I found this great thought over on PixSylated.com, a wonderful sight I just discovered and am beginning to explore:
Photographers are like dogs – they come in many breeds, some are purebred, others are mongrels. Is there a right or best way to be a photographer? I think not. I am a pictorialist – a photographer who creates images rather than takes them. I’ve learned to shape light and do so freely whenever I need to. I won’t hesitate to change or fix something in Photoshop if need be (although I much prefer to get it right at the time of capture). Other shooters are documentarians. They strive to capture images with minimal influence on the event being photographed and process them in a way that does not alter the file. When I create photographs solely as a personal expression, I am working as an artist. When I create photographs to meet the needs of others, I am a businessman. Some photographers shoot only food or fashion or sports. Other photographers shoot anything they can. None of these is right or wrong, better or worse.
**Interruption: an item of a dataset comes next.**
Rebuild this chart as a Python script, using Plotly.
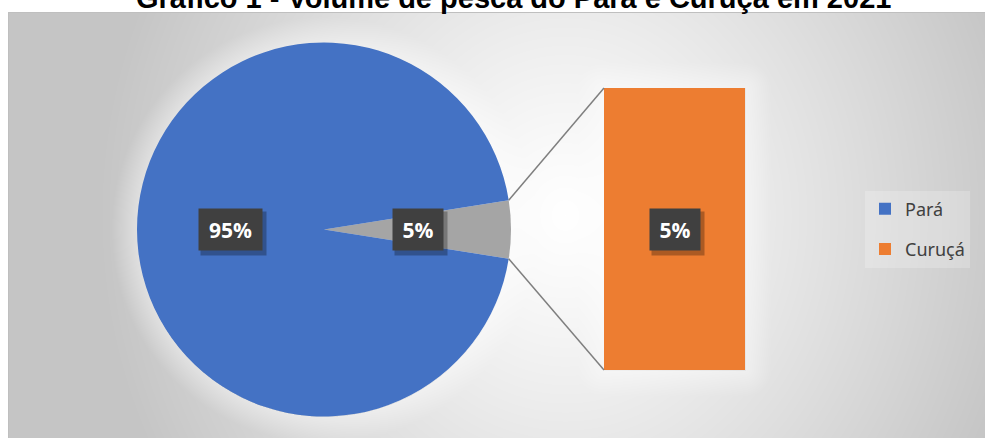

This was part of a series of posts called “Lessons I didn’t learn in photo school.” Had you asked me a couple of days ago how I viewed myself: pictorialist or photographer, I probably would have said “amateur hack”. But if you tried to pin me down, I would have said a pictorialist because I tend to think I look at things from a more artistic point of view as opposed to a documentary point of view. Or so I thought. I found myself in the unique position of arguing with myself the other night about post work from this picture I took during the Scott Kelby Photo Walk.
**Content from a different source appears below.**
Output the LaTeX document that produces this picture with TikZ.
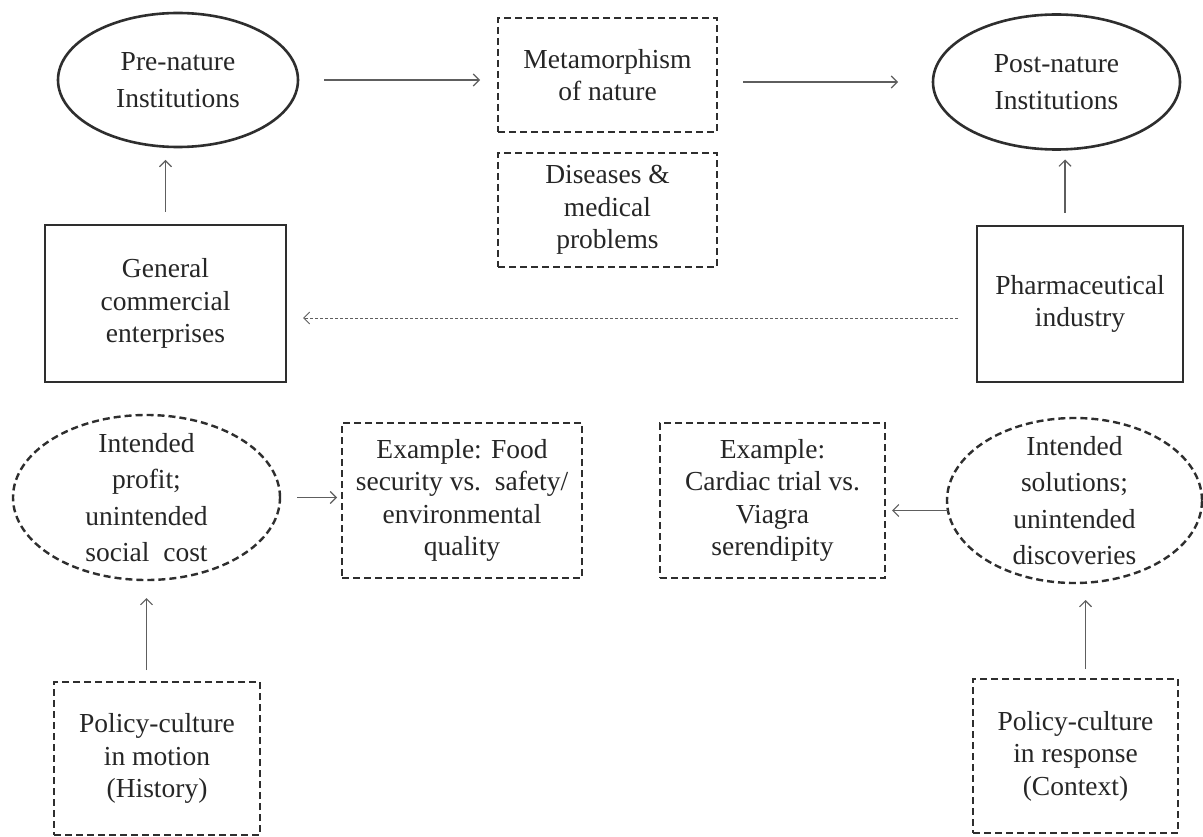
\documentclass[tikz,border=0pt]{standalone}
\usepackage{fontspec}
\setmainfont{Liberation Serif}
\usetikzlibrary{shapes.geometric,arrows.meta,calc}
\definecolor{ink}{HTML}{262626}
\definecolor{edge}{HTML}{2E2E2E}
\definecolor{linegray}{HTML}{5E5E5E}
\begin{document}
\begin{tikzpicture}[x=1pt,y=-1pt,
  every node/.style={inner sep=0pt, outer sep=0pt},
  solidbox/.style={draw=edge, line width=2.6pt, rectangle},
  dashbox/.style={draw=edge, line width=2.4pt, rectangle, dash pattern=on 7pt off 4pt},
  solidell/.style={draw=edge, line width=2.6pt, ellipse},
  dashell/.style={draw=edge, line width=2.4pt, ellipse, dash pattern=on 7pt off 4pt},
  txt/.style={text=ink, align=center, font=\fontsize{27.5}{32.5}\selectfont},
  txtw/.style={text=ink, align=center, font=\fontsize{27.5}{36.5}\selectfont},
  arr/.style={draw=linegray, line width=1.1pt, -{Straight Barb[length=6pt,width=12pt]}},
  dotarr/.style={arr, line width=0.9pt, dash pattern=on 3pt off 2pt}
]
\useasboundingbox (0,0) rectangle (1203,837);
\fill[white] (0,0) rectangle (1203,837);

% ---- shapes ----
\node[solidell, minimum width=240pt, minimum height=134pt] (preN) at (178,80) {};
\node[txtw] (preNt) at (preN.center) {Pre-nature\\Institutions};

\node[dashbox, minimum width=219pt, minimum height=114pt] (meta) at (607.5,75) {};
\node[txt] (metat) at (meta.center) {Metamorphism\\of nature};

\node[solidell, minimum width=247pt, minimum height=135pt] (postN) at (1056.5,82) {};
\node[txtw] (postNt) at (postN.center) {Post-nature\\Institutions};

\node[dashbox, minimum width=219pt, minimum height=114pt] (dis) at (607.5,210) {};
\node[txt] (dist) at (dis.center) {Diseases \&\\medical\\problems};

\node[solidbox, minimum width=241pt, minimum height=157pt] (gen) at (165.5,303.5) {};
\node[txt] (gent) at (gen.center) {General\\commercial\\enterprises};

\node[solidbox, minimum width=206pt, minimum height=156pt] (pha) at (1080,304) {};
\node[txt] (phat) at (pha.center) {Pharmaceutical\\industry};

\node[dashell, minimum width=267pt, minimum height=165pt] (prof) at (146.5,497.5) {};
\node[txtw] (proft) at (prof.center) {Intended\\profit;\\unintended\\social~~cost};

\node[dashbox, minimum width=240pt, minimum height=155pt] (food) at (462,500.5) {};
\node[txt] (foodt) at (food.center) {Example: Food\\security vs.~~safety/\\environmental\\quality};

\node[dashbox, minimum width=225pt, minimum height=155pt] (card) at (772.5,500.5) {};
\node[txt] (cardt) at (card.center) {Example:\\Cardiac trial vs.\\Viagra\\serendipity};

\node[dashell, minimum width=255pt, minimum height=165pt] (sol) at (1074.5,500.5) {};
\node[txtw] (solt) at (sol.center) {Intended\\solutions;\\unintended\\discoveries};

\node[dashbox, minimum width=206pt, minimum height=153pt] (hist) at (157,758.5) {};
\node[txt] (histt) at (hist.center) {Policy-culture\\in motion\\(History)};

\node[dashbox, minimum width=205pt, minimum height=154pt] (ctx) at (1075.5,756) {};
\node[txt] (ctxt) at (ctx.center) {Policy-culture\\in response\\(Context)};

% ---- helper coordinates ----
\coordinate (phaA) at ($(pha.north)+(-15,0)$);
\coordinate (phaW) at ($(pha.west)+(0,14)$);
\coordinate (solW) at ($(sol.west)+(1,10)$);
\coordinate (ctxA) at ($(ctx.north)+(10,0)$);

% ---- connectors ----
\draw[arr, shorten <=26pt, shorten >=18pt] (preN.east) -- (preN.east -| meta.west);
\draw[arr, shorten <=26pt, shorten >=35pt] (postN.west -| meta.east) -- (postN.west);
\draw[arr, shorten <=13pt, shorten >=13pt] (gen.north) -- (gen.north |- preN.south);
\draw[arr, shorten <=13pt, shorten >=10pt] (phaA) -- (phaA |- postN.south);
\draw[dotarr, shorten <=19pt, shorten >=17pt] (phaW) -- (phaW -| gen.east);
\draw[arr, shorten <=17pt, shorten >=5pt] (prof.east) -- (prof.east -| food.west);
\draw[arr, shorten >=7pt] (solW) -- (solW -| card.east);
\draw[arr, shorten <=12pt, shorten >=18pt] (hist.north -| prof.south) -- (prof.south);
\draw[arr, shorten <=10pt, shorten >=17pt] (ctxA) -- (ctxA |- sol.south);
\end{tikzpicture}
\end{document}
It’s quite obvious I used Lightroom to bring out the yellow roses and subdue the background. No biggee. But what I found myself debating over was some of the spots on the wall in the background. The artist side of my brain said, “Get rid of the spots. They’re ugly!” Then from nowhere, the documentarian in by brain popped out from around a corner and said, “But the spots WERE THERE. You should leave them. That was the reality of what you shot.” This of course caused the artist side of my brain to say “WTF? Who is this guy, where did he come from and who told him he could speak?” At which point the art side of my brain donned a beret, turned his nose in the air and looked the other way, thinking that “If I don’t see him he really isn’t there.”
At any rate, the art side won in the end and I removed the spots in the final picture. But I had no idea that that little realist part of my brain (I’ve named him Hector, for now.) even really existed. In the end, I think I am, in fact, more of a pictorialist, but I guess the fact that there even is a Hector in my head, at least means that I am progressing enough as an artist to question why I am doing something.